--- begin Information shown ---

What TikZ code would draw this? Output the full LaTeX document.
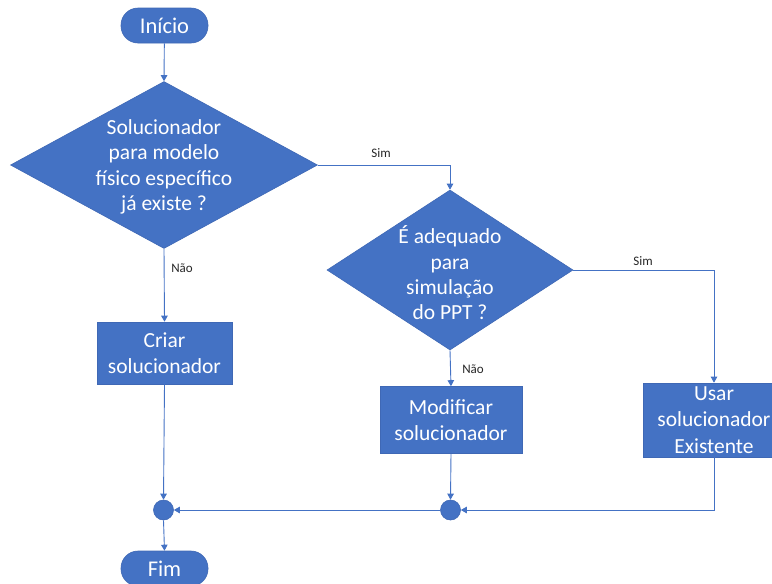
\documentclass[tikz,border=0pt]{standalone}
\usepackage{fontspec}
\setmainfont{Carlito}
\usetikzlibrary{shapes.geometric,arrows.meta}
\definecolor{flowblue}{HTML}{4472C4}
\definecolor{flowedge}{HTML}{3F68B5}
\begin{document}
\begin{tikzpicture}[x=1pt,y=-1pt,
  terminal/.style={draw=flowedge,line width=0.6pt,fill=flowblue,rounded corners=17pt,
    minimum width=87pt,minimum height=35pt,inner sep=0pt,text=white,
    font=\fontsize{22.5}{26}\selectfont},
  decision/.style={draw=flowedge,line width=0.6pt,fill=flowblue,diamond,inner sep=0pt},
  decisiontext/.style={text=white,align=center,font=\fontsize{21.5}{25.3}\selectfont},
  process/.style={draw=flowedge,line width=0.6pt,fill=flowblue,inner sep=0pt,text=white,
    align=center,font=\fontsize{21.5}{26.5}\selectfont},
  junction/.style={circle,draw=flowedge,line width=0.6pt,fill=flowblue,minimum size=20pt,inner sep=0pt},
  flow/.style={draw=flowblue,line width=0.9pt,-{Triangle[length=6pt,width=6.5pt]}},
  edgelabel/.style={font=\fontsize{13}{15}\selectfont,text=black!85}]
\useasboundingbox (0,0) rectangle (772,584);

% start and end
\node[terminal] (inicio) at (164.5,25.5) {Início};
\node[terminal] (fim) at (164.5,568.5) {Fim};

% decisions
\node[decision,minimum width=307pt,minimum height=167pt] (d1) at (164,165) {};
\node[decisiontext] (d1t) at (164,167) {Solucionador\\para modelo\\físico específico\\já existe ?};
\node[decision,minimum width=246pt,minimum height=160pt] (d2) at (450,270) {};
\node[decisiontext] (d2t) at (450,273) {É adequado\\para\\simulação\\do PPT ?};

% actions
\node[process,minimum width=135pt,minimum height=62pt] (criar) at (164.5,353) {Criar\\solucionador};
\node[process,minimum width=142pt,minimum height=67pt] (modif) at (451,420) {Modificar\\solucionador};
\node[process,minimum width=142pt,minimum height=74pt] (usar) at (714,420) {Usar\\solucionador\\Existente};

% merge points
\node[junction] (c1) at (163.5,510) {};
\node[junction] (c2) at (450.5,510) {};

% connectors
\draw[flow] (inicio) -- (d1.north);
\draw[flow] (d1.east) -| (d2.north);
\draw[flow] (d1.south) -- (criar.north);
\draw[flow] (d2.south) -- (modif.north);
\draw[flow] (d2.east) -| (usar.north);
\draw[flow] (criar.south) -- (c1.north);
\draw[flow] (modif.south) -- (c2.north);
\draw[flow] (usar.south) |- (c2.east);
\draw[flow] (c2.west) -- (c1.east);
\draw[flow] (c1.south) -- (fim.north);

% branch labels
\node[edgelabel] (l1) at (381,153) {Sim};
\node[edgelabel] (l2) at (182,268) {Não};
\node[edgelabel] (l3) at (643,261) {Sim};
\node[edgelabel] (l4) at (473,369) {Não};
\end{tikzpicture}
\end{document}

--- end Information shown ---

▸ Brief
Transcribe the full listing above exactly, with the images removed.

▸ Response
What TikZ code would draw this? Output the full LaTeX document.
\documentclass[tikz,border=0pt]{standalone}
\usepackage{fontspec}
\setmainfont{Carlito}
\usetikzlibrary{shapes.geometric,arrows.meta}
\definecolor{flowblue}{HTML}{4472C4}
\definecolor{flowedge}{HTML}{3F68B5}
\begin{document}
\begin{tikzpicture}[x=1pt,y=-1pt,
  terminal/.style={draw=flowedge,line width=0.6pt,fill=flowblue,rounded corners=17pt,
    minimum width=87pt,minimum height=35pt,inner sep=0pt,text=white,
    font=\fontsize{22.5}{26}\selectfont},
  decision/.style={draw=flowedge,line width=0.6pt,fill=flowblue,diamond,inner sep=0pt},
  decisiontext/.style={text=white,align=center,font=\fontsize{21.5}{25.3}\selectfont},
  process/.style={draw=flowedge,line width=0.6pt,fill=flowblue,inner sep=0pt,text=white,
    align=center,font=\fontsize{21.5}{26.5}\selectfont},
  junction/.style={circle,draw=flowedge,line width=0.6pt,fill=flowblue,minimum size=20pt,inner sep=0pt},
  flow/.style={draw=flowblue,line width=0.9pt,-{Triangle[length=6pt,width=6.5pt]}},
  edgelabel/.style={font=\fontsize{13}{15}\selectfont,text=black!85}]
\useasboundingbox (0,0) rectangle (772,584);

% start and end
\node[terminal] (inicio) at (164.5,25.5) {Início};
\node[terminal] (fim) at (164.5,568.5) {Fim};

% decisions
\node[decision,minimum width=307pt,minimum height=167pt] (d1) at (164,165) {};
\node[decisiontext] (d1t) at (164,167) {Solucionador\\para modelo\\físico específico\\já existe ?};
\node[decision,minimum width=246pt,minimum height=160pt] (d2) at (450,270) {};
\node[decisiontext] (d2t) at (450,273) {É adequado\\para\\simulação\\do PPT ?};

% actions
\node[process,minimum width=135pt,minimum height=62pt] (criar) at (164.5,353) {Criar\\solucionador};
\node[process,minimum width=142pt,minimum height=67pt] (modif) at (451,420) {Modificar\\solucionador};
\node[process,minimum width=142pt,minimum height=74pt] (usar) at (714,420) {Usar\\solucionador\\Existente};

% merge points
\node[junction] (c1) at (163.5,510) {};
\node[junction] (c2) at (450.5,510) {};

% connectors
\draw[flow] (inicio) -- (d1.north);
\draw[flow] (d1.east) -| (d2.north);
\draw[flow] (d1.south) -- (criar.north);
\draw[flow] (d2.south) -- (modif.north);
\draw[flow] (d2.east) -| (usar.north);
\draw[flow] (criar.south) -- (c1.north);
\draw[flow] (modif.south) -- (c2.north);
\draw[flow] (usar.south) |- (c2.east);
\draw[flow] (c2.west) -- (c1.east);
\draw[flow] (c1.south) -- (fim.north);

% branch labels
\node[edgelabel] (l1) at (381,153) {Sim};
\node[edgelabel] (l2) at (182,268) {Não};
\node[edgelabel] (l3) at (643,261) {Sim};
\node[edgelabel] (l4) at (473,369) {Não};
\end{tikzpicture}
\end{document}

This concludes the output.